> _Short task_
In the data that follows, count each line holding the string "this"; answer with the number only.

··· Input rows ···

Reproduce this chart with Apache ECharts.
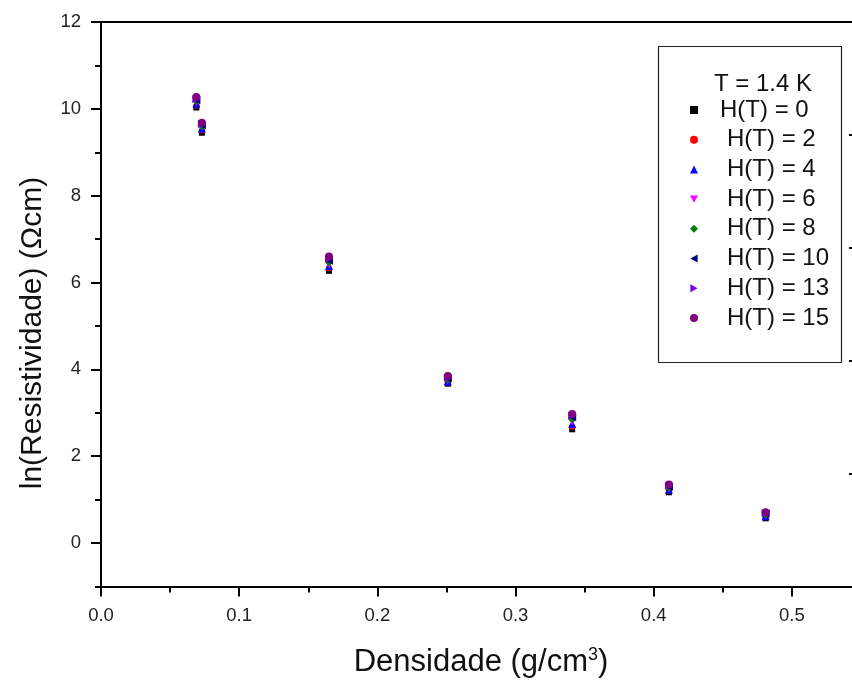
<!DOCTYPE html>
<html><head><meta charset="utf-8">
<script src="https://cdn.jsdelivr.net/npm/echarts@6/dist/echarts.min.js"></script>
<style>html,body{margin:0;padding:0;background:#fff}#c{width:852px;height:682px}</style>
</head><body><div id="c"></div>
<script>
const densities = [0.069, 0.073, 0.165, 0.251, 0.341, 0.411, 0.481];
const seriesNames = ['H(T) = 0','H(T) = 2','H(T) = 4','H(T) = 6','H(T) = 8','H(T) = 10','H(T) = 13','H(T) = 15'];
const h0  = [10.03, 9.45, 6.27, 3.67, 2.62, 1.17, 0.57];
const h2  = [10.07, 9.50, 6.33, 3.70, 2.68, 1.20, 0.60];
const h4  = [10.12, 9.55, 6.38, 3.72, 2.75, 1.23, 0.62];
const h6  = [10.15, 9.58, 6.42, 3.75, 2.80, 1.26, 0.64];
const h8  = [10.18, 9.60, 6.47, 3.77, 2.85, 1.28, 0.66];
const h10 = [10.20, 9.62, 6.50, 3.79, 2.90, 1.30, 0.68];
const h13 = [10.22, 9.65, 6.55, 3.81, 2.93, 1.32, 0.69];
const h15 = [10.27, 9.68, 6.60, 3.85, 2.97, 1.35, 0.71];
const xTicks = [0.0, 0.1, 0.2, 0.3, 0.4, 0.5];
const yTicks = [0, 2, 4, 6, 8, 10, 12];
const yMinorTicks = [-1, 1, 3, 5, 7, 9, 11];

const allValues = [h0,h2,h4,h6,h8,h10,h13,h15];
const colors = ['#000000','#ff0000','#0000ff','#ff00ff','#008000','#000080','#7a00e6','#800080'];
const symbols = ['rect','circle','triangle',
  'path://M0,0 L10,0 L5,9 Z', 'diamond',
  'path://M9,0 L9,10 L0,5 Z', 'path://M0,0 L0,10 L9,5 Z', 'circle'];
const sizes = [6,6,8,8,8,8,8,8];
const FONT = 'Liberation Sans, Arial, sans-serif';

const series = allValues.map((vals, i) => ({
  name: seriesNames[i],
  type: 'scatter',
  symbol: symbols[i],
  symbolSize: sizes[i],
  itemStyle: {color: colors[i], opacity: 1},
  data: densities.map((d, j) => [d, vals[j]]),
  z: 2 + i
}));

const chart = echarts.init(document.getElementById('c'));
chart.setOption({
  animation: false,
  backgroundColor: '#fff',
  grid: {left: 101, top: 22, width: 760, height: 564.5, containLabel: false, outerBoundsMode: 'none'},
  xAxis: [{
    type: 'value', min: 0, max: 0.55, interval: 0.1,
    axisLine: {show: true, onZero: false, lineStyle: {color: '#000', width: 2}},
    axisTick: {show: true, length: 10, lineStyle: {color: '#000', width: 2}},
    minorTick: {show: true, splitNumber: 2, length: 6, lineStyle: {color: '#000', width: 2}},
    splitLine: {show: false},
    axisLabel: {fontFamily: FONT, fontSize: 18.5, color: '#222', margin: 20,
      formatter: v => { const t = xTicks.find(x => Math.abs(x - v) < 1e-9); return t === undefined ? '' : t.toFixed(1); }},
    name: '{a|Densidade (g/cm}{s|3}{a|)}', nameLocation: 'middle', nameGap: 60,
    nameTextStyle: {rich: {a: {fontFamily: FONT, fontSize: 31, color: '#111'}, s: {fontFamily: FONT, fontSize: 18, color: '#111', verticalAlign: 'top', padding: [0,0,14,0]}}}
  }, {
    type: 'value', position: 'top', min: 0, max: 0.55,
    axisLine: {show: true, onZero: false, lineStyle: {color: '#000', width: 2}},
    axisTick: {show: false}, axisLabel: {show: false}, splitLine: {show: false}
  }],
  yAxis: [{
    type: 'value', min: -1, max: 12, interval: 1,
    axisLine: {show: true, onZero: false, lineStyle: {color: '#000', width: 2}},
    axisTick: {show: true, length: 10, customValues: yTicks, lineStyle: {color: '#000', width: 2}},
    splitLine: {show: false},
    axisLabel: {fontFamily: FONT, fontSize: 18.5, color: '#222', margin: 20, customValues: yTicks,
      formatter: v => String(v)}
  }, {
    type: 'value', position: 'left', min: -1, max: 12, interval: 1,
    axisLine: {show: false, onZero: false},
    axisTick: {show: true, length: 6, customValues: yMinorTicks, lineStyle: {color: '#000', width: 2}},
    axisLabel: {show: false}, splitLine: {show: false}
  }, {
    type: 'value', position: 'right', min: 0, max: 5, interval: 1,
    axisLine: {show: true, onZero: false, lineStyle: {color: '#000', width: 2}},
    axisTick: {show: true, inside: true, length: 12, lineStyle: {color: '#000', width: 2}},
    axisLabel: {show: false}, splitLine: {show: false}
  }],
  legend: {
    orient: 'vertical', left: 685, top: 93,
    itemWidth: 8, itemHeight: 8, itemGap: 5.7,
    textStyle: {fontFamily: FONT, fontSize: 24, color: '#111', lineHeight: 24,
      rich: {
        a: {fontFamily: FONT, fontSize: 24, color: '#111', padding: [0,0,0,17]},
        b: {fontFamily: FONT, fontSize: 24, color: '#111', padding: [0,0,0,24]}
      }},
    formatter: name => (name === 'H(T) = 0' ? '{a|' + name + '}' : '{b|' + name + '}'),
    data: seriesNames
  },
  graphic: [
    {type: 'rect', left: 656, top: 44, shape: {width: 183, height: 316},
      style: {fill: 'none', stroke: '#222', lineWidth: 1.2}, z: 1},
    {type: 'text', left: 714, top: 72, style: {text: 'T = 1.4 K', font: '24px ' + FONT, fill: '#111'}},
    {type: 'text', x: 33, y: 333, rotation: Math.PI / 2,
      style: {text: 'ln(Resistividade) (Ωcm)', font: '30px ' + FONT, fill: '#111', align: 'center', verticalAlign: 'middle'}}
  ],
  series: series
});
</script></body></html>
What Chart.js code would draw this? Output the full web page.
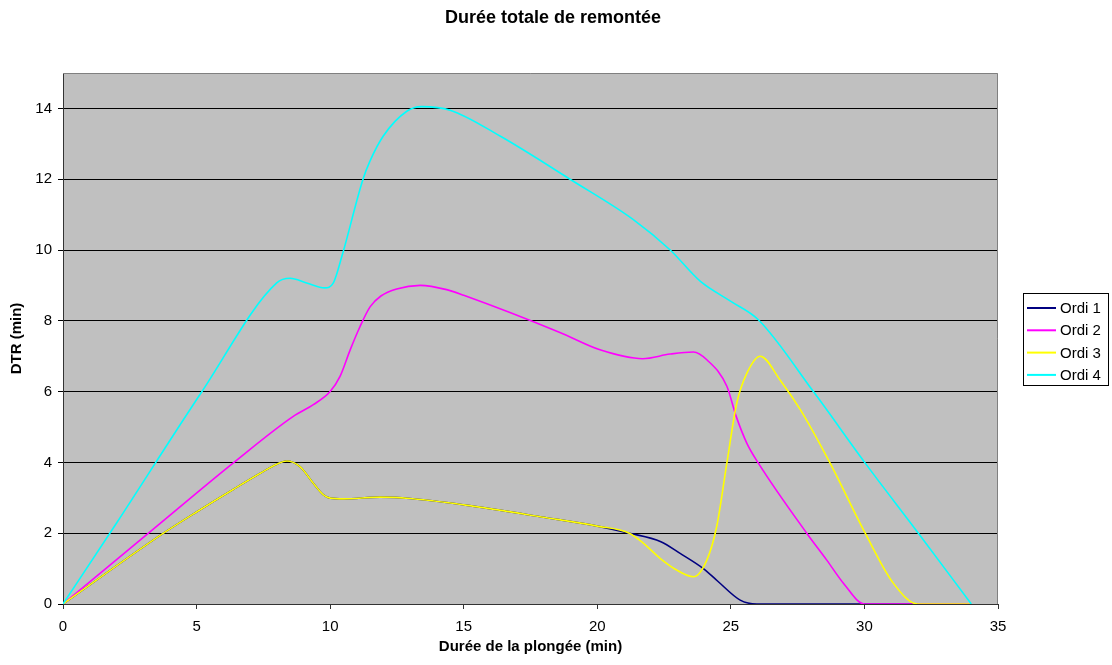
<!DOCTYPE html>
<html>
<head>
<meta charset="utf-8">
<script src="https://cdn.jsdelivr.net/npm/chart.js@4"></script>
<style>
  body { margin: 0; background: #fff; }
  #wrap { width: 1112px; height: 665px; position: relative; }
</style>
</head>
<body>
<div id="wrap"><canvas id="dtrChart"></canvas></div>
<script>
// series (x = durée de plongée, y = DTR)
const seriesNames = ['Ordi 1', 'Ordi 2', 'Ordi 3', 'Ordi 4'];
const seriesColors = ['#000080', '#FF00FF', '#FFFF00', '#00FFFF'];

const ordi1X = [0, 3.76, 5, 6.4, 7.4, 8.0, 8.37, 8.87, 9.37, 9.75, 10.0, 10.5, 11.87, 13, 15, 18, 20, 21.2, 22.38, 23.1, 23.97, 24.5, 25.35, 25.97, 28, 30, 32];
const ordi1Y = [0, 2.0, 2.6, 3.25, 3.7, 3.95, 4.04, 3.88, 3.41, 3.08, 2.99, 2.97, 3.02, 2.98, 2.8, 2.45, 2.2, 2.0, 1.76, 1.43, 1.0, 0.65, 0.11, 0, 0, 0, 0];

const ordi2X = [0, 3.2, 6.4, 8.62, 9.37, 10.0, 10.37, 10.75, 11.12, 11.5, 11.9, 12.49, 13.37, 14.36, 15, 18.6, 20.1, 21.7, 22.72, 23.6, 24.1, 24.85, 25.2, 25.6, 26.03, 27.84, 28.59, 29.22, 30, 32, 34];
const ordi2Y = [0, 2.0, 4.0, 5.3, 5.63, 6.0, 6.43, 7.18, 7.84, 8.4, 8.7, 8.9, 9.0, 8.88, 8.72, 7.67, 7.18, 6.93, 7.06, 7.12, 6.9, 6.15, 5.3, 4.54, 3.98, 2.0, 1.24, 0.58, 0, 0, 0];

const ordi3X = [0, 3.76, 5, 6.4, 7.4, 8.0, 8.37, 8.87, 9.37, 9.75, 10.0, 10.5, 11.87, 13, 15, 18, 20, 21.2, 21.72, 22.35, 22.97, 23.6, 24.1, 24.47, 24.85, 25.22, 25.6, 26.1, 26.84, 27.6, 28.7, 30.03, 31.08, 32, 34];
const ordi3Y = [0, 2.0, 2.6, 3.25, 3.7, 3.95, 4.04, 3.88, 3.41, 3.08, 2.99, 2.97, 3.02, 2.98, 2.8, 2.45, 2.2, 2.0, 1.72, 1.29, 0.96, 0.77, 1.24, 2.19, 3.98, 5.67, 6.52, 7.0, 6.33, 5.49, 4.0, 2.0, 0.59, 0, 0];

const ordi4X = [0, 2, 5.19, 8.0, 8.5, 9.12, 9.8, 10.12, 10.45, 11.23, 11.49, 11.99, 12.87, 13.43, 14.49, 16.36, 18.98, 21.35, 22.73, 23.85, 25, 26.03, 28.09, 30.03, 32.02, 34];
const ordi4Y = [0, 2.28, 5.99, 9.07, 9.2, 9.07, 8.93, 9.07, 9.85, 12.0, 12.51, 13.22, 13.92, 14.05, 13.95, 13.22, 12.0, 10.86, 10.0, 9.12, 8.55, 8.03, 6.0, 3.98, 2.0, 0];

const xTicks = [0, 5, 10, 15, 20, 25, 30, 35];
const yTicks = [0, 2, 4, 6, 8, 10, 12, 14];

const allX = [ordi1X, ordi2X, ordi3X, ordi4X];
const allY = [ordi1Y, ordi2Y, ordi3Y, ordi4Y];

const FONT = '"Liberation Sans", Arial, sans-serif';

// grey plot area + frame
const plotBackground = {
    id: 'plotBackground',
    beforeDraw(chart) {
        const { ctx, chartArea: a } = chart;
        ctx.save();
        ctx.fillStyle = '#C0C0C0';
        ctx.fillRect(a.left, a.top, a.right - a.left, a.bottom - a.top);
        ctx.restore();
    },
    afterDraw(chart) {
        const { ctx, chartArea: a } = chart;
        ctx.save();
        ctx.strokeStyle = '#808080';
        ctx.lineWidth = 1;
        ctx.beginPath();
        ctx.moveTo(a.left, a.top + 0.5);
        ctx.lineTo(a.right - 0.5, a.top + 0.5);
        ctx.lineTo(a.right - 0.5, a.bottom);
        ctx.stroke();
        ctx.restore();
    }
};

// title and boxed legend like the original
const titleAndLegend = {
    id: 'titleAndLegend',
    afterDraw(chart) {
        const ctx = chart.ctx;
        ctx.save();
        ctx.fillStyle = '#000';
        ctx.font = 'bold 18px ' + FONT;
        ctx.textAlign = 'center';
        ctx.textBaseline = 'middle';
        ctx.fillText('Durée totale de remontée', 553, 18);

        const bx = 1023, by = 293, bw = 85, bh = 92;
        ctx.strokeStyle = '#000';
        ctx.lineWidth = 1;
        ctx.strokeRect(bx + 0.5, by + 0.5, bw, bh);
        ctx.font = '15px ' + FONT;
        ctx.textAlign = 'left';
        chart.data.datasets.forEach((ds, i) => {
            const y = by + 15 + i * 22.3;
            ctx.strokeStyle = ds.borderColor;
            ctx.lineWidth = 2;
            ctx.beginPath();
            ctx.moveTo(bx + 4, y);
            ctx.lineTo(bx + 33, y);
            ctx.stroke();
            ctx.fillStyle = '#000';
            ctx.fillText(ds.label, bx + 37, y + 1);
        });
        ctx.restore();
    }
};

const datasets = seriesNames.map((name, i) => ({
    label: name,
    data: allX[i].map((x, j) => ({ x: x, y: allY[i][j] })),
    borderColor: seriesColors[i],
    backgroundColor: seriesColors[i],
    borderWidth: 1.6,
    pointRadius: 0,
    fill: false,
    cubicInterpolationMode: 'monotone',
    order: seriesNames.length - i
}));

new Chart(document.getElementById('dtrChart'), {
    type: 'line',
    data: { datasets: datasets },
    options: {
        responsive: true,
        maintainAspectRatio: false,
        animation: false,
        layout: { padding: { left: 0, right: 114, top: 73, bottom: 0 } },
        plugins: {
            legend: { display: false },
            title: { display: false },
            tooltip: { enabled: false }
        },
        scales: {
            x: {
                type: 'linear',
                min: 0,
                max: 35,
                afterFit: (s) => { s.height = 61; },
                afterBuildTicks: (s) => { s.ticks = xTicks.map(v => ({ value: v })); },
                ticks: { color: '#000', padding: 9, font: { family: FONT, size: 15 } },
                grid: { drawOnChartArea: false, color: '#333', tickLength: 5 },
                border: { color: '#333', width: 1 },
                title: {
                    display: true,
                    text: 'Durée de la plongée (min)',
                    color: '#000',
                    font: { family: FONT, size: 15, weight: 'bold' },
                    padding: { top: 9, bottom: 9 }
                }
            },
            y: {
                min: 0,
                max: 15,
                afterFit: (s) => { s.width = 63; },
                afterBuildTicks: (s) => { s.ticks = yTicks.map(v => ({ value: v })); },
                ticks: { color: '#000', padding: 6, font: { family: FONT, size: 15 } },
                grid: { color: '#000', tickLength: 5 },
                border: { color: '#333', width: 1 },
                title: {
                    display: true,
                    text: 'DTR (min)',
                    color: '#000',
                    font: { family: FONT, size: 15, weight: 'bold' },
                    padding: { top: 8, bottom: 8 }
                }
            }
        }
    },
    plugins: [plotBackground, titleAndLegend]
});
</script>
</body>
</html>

···

> _Solution_
2